La fiche de ton adaptateur ressemble à celle de ma photo ? Je ne vois pas trop comment ça peut se connecter avec une prise male qu comporte 4 petites brôches autour de la fente hrizontale


----------



## puffade (7 Février 2007)

c'est confirmé. voir capture d'écran réalisée ci-dessous. Mais alors sachant que le DVI-I est le plus répandue sur les vidéoprojecteurs, il est clair que mon adaptateur est intuilisable...à moins qu'il existe des cables DVI-D vers DVI-I (le tout en prises mâles) ?


----------



## Luc G (7 Février 2007)

puffade a dit:


> La fiche de ton adaptateur ressemble à celle de ma photo ? Je ne vois pas trop comment ça peut se connecter avec une prise male qu comporte 4 petites brôches autour de la fente hrizontale



Tu as raison, la version femelle du DVI-D sans les trous en plus ne doit pas convenir mécaniquement pour une prise mâle DVI-I même si logiquement, il suffirait d'avoir les trous pour que ça passe si le numérique est géré (les broches en plus ne servent que pour l'analogique)

Il faudra que je regarde si les vidéoprojecteurs que je vois ont une DVI-D ou une DVI-I


----------



## Luc G (7 Février 2007)

Il faudrait donc un adaptateur dans le style de celui-ci

Je suis bien content d'avoir aussi acheter le mini-dvi vers VGA mais c'est quand même assez délirant d'avoir des prises qui coincent mécaniquement pour une bête histoire de trous manquant alors que (si le vidéoprojecteur accepte bien l'entrée numérique, ce qui est une autre question) on a les bonnes broches aux bons endroits pour ça.


----------



## puffade (7 Février 2007)

Luc G a dit:


> Il faudrait donc un adaptateur dans le style de celui-ci
> 
> Je suis bien content d'avoir aussi acheter le mini-dvi vers VGA mais c'est quand même assez délirant d'avoir des prises qui coincent mécaniquement pour une bête histoire de trous manquant alors que (si le vidéoprojecteur accepte bien l'entrée numérique, ce qui est une autre question) on a les bonnes broches aux bons endroits pour ça.

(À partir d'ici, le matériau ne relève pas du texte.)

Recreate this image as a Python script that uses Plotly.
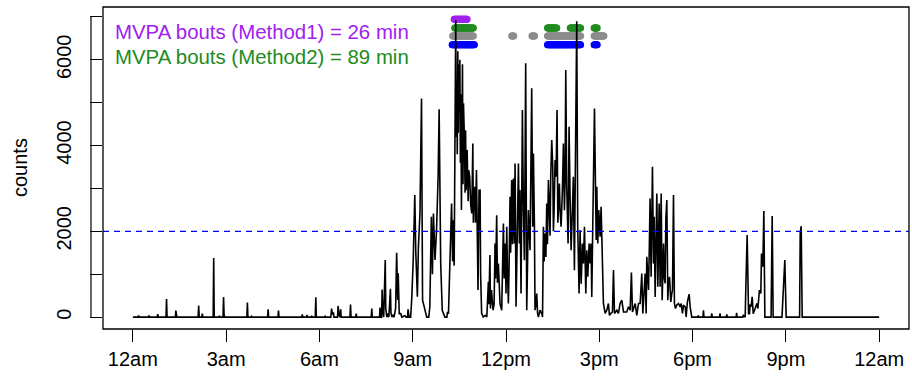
import plotly.graph_objects as go

# ---- activity counts per minute (minute of day, counts) ----
night = [(0,0),(10,0),(11,40),(12,0),(30,0),(31,40),(32,0),(47,0),(48,70),(49,0),(64,0),(65,420),(66,0),
         (82,0),(83,150),(84,20),(85,0),(126,0),(127,270),(128,0),(133,0),(134,80),(135,0),(155,0),(156,1380),
         (157,0),(166,0),(167,30),(168,0),(174,0),(175,470),(176,60),(177,0),(220,0),(221,340),(222,0),(228,0),
         (229,20),(230,0),(260,0),(261,180),(262,0),(280,0),(281,150),(282,0),(326,0),(327,60),(328,0),(335,0),
         (336,50),(337,0),(344,0),(345,30),(346,0),(352,0),(353,460),(354,0),(370,0),(371,20),(372,0),(382,0),
         (383.5,200),(385,60),(387,110),(388,0),(395,0),(396,260),(398,40),(400,0),(401,180),(402,0),(419,0),
         (420,290),(421,0),(430,0),(431,80),(432,0),(460,0),(461,200),(462,0),(476,0)]

morning = [(477,225),(478,0),(480,0),(481,640),(482,160),(484,0),(487,1330),(488,200),(490,0),(491,80),(494,0),
           (497,660),(498,100),(500,0),(502,40),(504,0),(507,200),(509,1500),(511,400),(512,1020),(514,80),
           (517,80),(519,0),(525,30),(527,0),(530,0),(531,180),(533,0),(536,0),(538,395),(541,1330),(544,2846),
           (546,1485),(549,473),(551,1640),(554,2418),(557,5100),(559,395),(562,250),(564,160),(567,0),(571,0),
           (573,240),(576,2340),(578,1000),(580,2418),(583,1330),(586,2030),(589,3274),(591,4845),(594,1250),
           (597,160),(600,40),(602,0),(606,0),(607,120),(609,80),(612,1560),(615,2650),(617,1300),(618,2260),
           (620,1200),(621,3500),(623,6930),(624,4200),(625,5500),(626,3800),(627,6200),(628,4300),(629,5900),
           (630,4800),(631,6000),(632,3600),(633,5200),(634,2500),(635,4600),(636,5900),(637,3100),(638,4985),
           (640,4050),(641,2900),(642,4360),(643,2960),(645,3895),(647,2700),(648,3430),(650,3273),(652,2600),
           (654,2418),(656,4050),(657,2200),(658,2806),(660,3040),(661,2200),(663,3430),(665,1500),(666,630),
           (668,2960),(670,2963),(671,1000),(673,84),(676,0),(680,40),(683,0),(686,823),(687,300),(689,1445),
           (690,200),(692,630),(695,160),(697,300)]

midday = [(698.9,1717),(700,900),(702,2378),(703.5,800),(705.3,1250),(708.5,316),(711.7,160),(713,900),
          (715,2184),(716.5,900),(718.2,1717),(720,550),(721.4,2106),(723,1000),(724.6,316),(726,1200),
          (727.8,2806),(729,1500),(731,3195),(732.5,1700),(734.3,3234),(736.2,1717),(737.5,3584),(739.4,240),
          (742,2106),(744,3584),(745.8,1717),(747,2962),(749,550),(751.6,4829),(753.6,2495),(755.5,1328),
          (758,5918),(760,160),(761.5,1200),(763.2,2495),(766.4,1560),(768,3000),(769.6,5335),(771.6,2106),
          (772.9,3818),(774.8,2184),(776,160),(778,300),(779.3,550),(781,80),(782.5,0),(785.7,160),(789,80),
          (790.5,0),(792.2,2106),(793.5,1300),(795.4,1950),(797,1400),(798.6,2650),(800,1700),(801.8,3195),
          (803.7,2495),(805,1900),(806.3,3273),(808.3,4129),(810.2,3506),(811.5,2000),(812.8,2495),(814.7,3662),
          (816.6,3273),(818.5,4829),(820,2200),(821.1,2806),(823,3117),(824.3,2495),(826.3,2106),(828.8,2962),
          (830.8,4051),(832.7,2495),(834,3200),(835.3,5763),(837.2,3040),(839.8,1717),(841.7,4440),(843.6,2806),
          (845.6,1560),(848.1,2495),(850,3273),(852,1095),(854.6,4051),(856.5,6900),(858.4,2106),(861,550),
          (863,2028),(865,780),(867.5,1717),(869.4,1250),(871.4,2106),(874,550),(875.9,1560),(877.8,940),
          (880.4,1717),(882.3,1250),(884.2,1717),(885.5,470),(887.5,2184),(888.7,3584),(890.7,4868),(892.6,3117),
          (894,1800),(895.2,3040),(897.1,1717),(899,2495),(901.6,1873),(903.5,2573),(905.5,1717),(908,317),
          (911.3,84)]

afternoon = [(914.5,160),(917.7,317),(919.6,40),(922.2,84),(925.4,120),(927.4,1100),(929.3,84),(933.8,160),
             (937,84),(940.2,317),(943.4,394),(946.7,120),(953,120),(956.3,240),(959.5,160),(962,1040),(964,120),
             (969.2,317),(972.4,40),(975.6,317),(978.8,317),(982,1017),(984,84),(988.5,1017),(990.4,84),
             (991.7,1406),(993.5,900),(995,630),(996.5,1600),(998,2767),(1000,940),(1002.6,3507),(1004.6,1250),
             (1005.9,2340),(1007.8,470),(1009.5,1600),(1011,2884),(1013,705),(1015.5,2651),(1017.4,705),
             (1019.4,2884),(1021.3,394),(1022.5,1095),(1024,1717),(1025.5,900),(1027,784),(1028.5,2300),
             (1030.3,2729),(1032.2,394),(1033.5,785),(1035.5,940),(1038,355),(1039.9,550),(1041.2,630),
             (1043.2,2845),(1045,316),(1047,200),(1049.6,280),(1052.8,317),(1056,240),(1058,317),(1060.5,84),
             (1062.4,278),(1065.7,240),(1067.6,5),(1070,356),(1073.4,535),(1075.3,240),(1078.5,0),(1082,0)]

evening = [(1090,0),(1091,40),(1092,0),(1100,0),(1101,160),(1102,0),(1116,0),(1117,84),(1118,0),(1132,0),
           (1133,84),(1134,0),(1145,0),(1146,60),(1147,0),(1164,0),(1165,100),(1166,0),(1177,0),(1178,40),
           (1181.5,0),(1182.8,706),(1185.3,1912),(1188,80),(1189.8,80),(1191,300),(1193,240),(1195,474),
           (1197,80),(1199.5,160),(1201.4,240),(1204,317),(1206,200),(1207.2,395),(1209,630),(1211.7,550),
           (1213,1485),(1215.6,1173),(1217.5,2473),(1219.5,0),(1231.5,0),(1233.6,2356),(1235.5,0),(1252.5,0),
           (1255.5,980),(1258,1330),(1260.6,0),(1286.5,0),(1287.7,1950),(1289.6,2120),(1291.5,0),(1440,0)]

# ---- bouts (start minute, end minute) ----
bouts_method1 = [(620, 645)]
bouts_method2 = [(621, 657), (800, 818), (844, 864), (890, 896)]
bouts_gray = [(617, 657), (731, 735), (770, 775), (800, 864), (890, 909)]
bouts_blue = [(616, 659), (800, 864), (890, 896)]
row_levels = {"purple": 6945, "green": 6742, "gray": 6556, "blue": 6353}

threshold = 2000
tick_minutes = [0, 180, 360, 540, 720, 900, 1080, 1260, 1440]
tick_labels = ["12am", "3am", "6am", "9am", "12pm", "3pm", "6pm", "9pm", "12am"]
y_ticks = [0, 1000, 2000, 3000, 4000, 5000, 6000, 7000]
y_labels = ["0", "", "2000", "", "4000", "", "6000", ""]

series = night + morning + midday + afternoon + evening
minutes = [p[0] for p in series]
counts = [p[1] for p in series]

FONT = "Liberation Sans, Arial, Helvetica, sans-serif"

def expand(bouts):
    xs = []
    for a, b in bouts:
        xs.extend(range(a, b + 1))
    return xs

fig = go.Figure()
for bouts, key, col in [(bouts_blue, "blue", "#0000FF"), (bouts_gray, "gray", "#8C8C8C"),
                        (bouts_method2, "green", "#228B22"), (bouts_method1, "purple", "#A020F0")]:
    xs = expand(bouts)
    fig.add_trace(go.Scatter(x=xs, y=[row_levels[key]] * len(xs), mode="markers",
                             marker=dict(color=col, size=7, line=dict(width=0)),
                             showlegend=False, hoverinfo="skip"))

fig.add_trace(go.Scatter(x=minutes, y=counts, mode="lines",
                         line=dict(color="black", width=1.6), showlegend=False))

x_range = [-57.6, 1497.6]
y_range = [-278, 7233]

fig.update_layout(
    width=912, height=385,
    margin=dict(l=103, r=3, t=7, b=56),
    paper_bgcolor="white", plot_bgcolor="white",
    font=dict(family=FONT, size=20, color="black"),
    xaxis=dict(range=x_range, tickvals=tick_minutes, ticktext=tick_labels,
               ticks="outside", ticklen=12, tickwidth=1.2, tickcolor="black",
               showgrid=False, zeroline=False, showline=False,
               tickfont=dict(family=FONT, size=20, color="black")),
    yaxis=dict(range=y_range, tickvals=y_ticks, ticktext=y_labels,
               ticks="outside", ticklen=12, tickwidth=1.2, tickcolor="black",
               tickangle=-90, ticklabelstandoff=11, showgrid=False, zeroline=False, showline=False,
               tickfont=dict(family=FONT, size=20, color="black")),
)

fig.layout.shapes = [
    dict(type="line", xref="paper", yref="y", x0=0, x1=1, y0=threshold, y1=threshold,
         line=dict(color="#0000FF", width=1.1, dash="6px,5px")),
    dict(type="rect", xref="paper", yref="paper", x0=0, x1=1, y0=0, y1=1,
         line=dict(color="black", width=1.3), fillcolor="rgba(0,0,0,0)", layer="above"),
    dict(type="line", xref="paper", yref="y", x0=-0.0149, x1=-0.0149, y0=0, y1=7000,
         line=dict(color="black", width=1.2)),
]

fig.layout.annotations = [
    dict(x=-38.5, y=6650, xref="x", yref="y", xanchor="left", yanchor="middle",
         text="MVPA bouts (Method1) = 26 min", showarrow=False,
         font=dict(family=FONT, size=20.4, color="#A020F0")),
    dict(x=-38.5, y=6066, xref="x", yref="y", xanchor="left", yanchor="middle",
         text="MVPA bouts (Method2) = 89 min", showarrow=False,
         font=dict(family=FONT, size=20.4, color="#228B22")),
    dict(x=(20 - 103) / 806.4, y=0.5, xref="paper", yref="paper", textangle=-90,
         xanchor="center", yanchor="middle", text="counts", showarrow=False,
         font=dict(family=FONT, size=20, color="black")),
]

fig.write_html("out.html")
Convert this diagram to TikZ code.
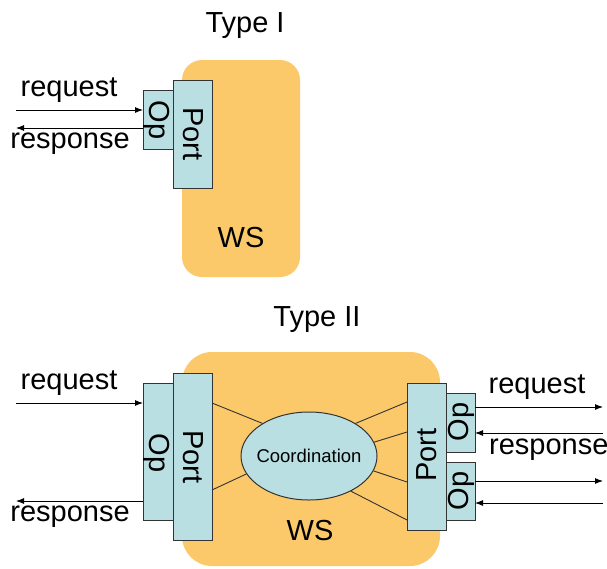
\documentclass[tikz,border=0pt]{standalone}
\usepackage{fontspec}
\setmainfont{Liberation Sans}
\usetikzlibrary{arrows.meta,shapes.geometric}
\definecolor{wsorange}{HTML}{FCC96A}
\definecolor{portblue}{HTML}{B9DFE2}
\definecolor{edge}{HTML}{333333}
\begin{document}
\begin{tikzpicture}[x=1pt,y=-1pt,
  wsbox/.style={fill=wsorange,draw=none},
  pbox/.style={fill=portblue,draw=edge,line width=1pt},
  lbl/.style={font=\fontsize{29}{31}\selectfont,inner sep=0pt},
  arr/.style={-{Latex[length=8pt,width=6pt]},line width=0.9pt,black},
  link/.style={draw=edge,line width=0.9pt}]
\useasboundingbox (0,0) rectangle (607,568);
% ---------- Type I ----------
\node[lbl] (t1) at (245,26) {Type I};
\path[wsbox,rounded corners=20pt] (182,60) rectangle (300,277);
\node[lbl] (ws1) at (241,238) {WS};
\draw[pbox] (143,90) rectangle (173,149);
\coordinate (op1w) at (143,110);
\coordinate (op1w2) at (143,128);
\draw[pbox] (173,80) rectangle (212,188);
\node[lbl,rotate=-90] (op1) at (157,120) {Op};
\node[lbl,rotate=-90] (port1) at (193,134) {Port};
\coordinate (rq1s) at (16,110);
\coordinate (rs1e) at (16,128);
\draw[arr] (rq1s) -- (op1w);
\draw[arr] (op1w2) -- (rs1e);
\node[lbl] (rq1) at (69,90) {request};
\node[lbl] (rs1) at (70,144) {response};
% ---------- Type II ----------
\node[lbl] (t2) at (317,320) {Type II};
\path[wsbox,rounded corners=30pt] (182,352) rectangle (440,566);
\node[lbl] (ws2) at (310,531) {WS};
\node[ellipse,draw=edge,line width=1pt,fill=portblue,minimum width=136pt,minimum height=88pt,inner sep=-12pt,font=\fontsize{18.5}{20}\selectfont] (coord) at (309,456) {Coordination};
% left ports
\draw[pbox] (143,383) rectangle (173,520);
\draw[pbox] (173,373) rectangle (212,540);
\node[lbl,rotate=-90] (op2) at (157,453) {Op};
\node[lbl,rotate=-90] (port2) at (193,457) {Port};
\coordinate (lp1) at (212,403);
\coordinate (lp2) at (212,490);
\draw[link] (lp1) -- (coord.145);
\draw[link] (lp2) -- (coord.196);
\coordinate (lq) at (16,403);
\coordinate (lqe) at (143,403);
\coordinate (lr) at (143,501);
\coordinate (lre) at (16,501);
\draw[arr] (lq) -- (lqe);
\draw[arr] (lr) -- (lre);
\node[lbl] (rq2) at (69,383) {request};
\node[lbl] (rs2) at (70,517) {response};
% right ports
\draw[pbox] (407,383) rectangle (446,530);
\draw[pbox] (446,393) rectangle (475,452);
\draw[pbox] (446,462) rectangle (475,520);
\node[lbl,rotate=90] (port3) at (427,455) {Port};
\node[lbl,rotate=90] (op3) at (461,422) {Op};
\node[lbl,rotate=90] (op4) at (461,491) {Op};
\coordinate (rp1) at (407,402);
\coordinate (rp2) at (407,432);
\coordinate (rp3) at (407,482);
\coordinate (rp4) at (407,520);
\draw[link] (coord.35) -- (rp1);
\draw[link] (coord.12) -- (rp2);
\draw[link] (coord.-13) -- (rp3);
\draw[link] (coord.-40) -- (rp4);
\coordinate (a1s) at (475,407); \coordinate (a1e) at (603,407);
\coordinate (a2s) at (603,433); \coordinate (a2e) at (475,433);
\coordinate (a3s) at (475,481); \coordinate (a3e) at (603,481);
\coordinate (a4s) at (603,503); \coordinate (a4e) at (475,503);
\draw[arr] (a1s) -- (a1e);
\draw[arr] (a2s) -- (a2e);
\draw[arr] (a3s) -- (a3e);
\draw[arr] (a4s) -- (a4e);
\node[lbl] (rq3) at (537,387) {request};
\node[lbl,anchor=west] (rs3) at (489,450) {response};
\end{tikzpicture}
\end{document}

Il y a peut-être plus simple: il semble qu'en prenant un cable DVI-D mâle des deux côtés, ça devrait fonctionner:
- une extrémité serait connectée au DVI-D femelle de notre adaptateur Apple,
- l'autre extrémité serait connectée à la prise femelle DVI-I du vidéoprojecteur (la broche horizontale s'encastrera parfaitement dans la fente femelle du vidéo qui comporte également les 4 trous dédiés à l'analogique mais dans lequels rien ne viendra s'encastrer).

ça te parait bon comme ça ?


----------



## Luc G (8 Février 2007)

puffade a dit:


> Il y a peut-être plus simple: il semble qu'en prenant un cable DVI-D mâle des deux côtés, ça devrait fonctionner:
> - une extrémité serait connectée au DVI-D femelle de notre adaptateur Apple,
> - l'autre extrémité serait connectée à la prise femelle DVI-I du vidéoprojecteur (la broche horizontale s'encastrera parfaitement dans la fente femelle du vidéo qui comporte également les 4 trous dédiés à l'analogique mais dans lequels rien ne viendra s'encastrer).
> 
> ça te parait bon comme ça ?



Ça devrait marcher. Ceci dit, vu que je n'ai pas essayé...
Et surtout attention à ce que le vidéoprojecteur accepte bien les signaux DVI (que la prise ne soit pas là juste pour une histoire de compatibilité avec les DVI-I mais en ne gérant que l'analogique, ça parait absurde mais on ne sait jamais).


----------



## puffade (8 Février 2007)

Luc G a dit:


> Ça devrait marcher. Ceci dit, vu que je n'ai pas essayé...
> Et surtout attention à ce que le vidéoprojecteur accepte bien les signaux DVI (que la prise ne soit pas là juste pour une histoire de compatibilité avec les DVI-I mais en ne gérant que l'analogique, ça parait absurde mais on ne sait jamais).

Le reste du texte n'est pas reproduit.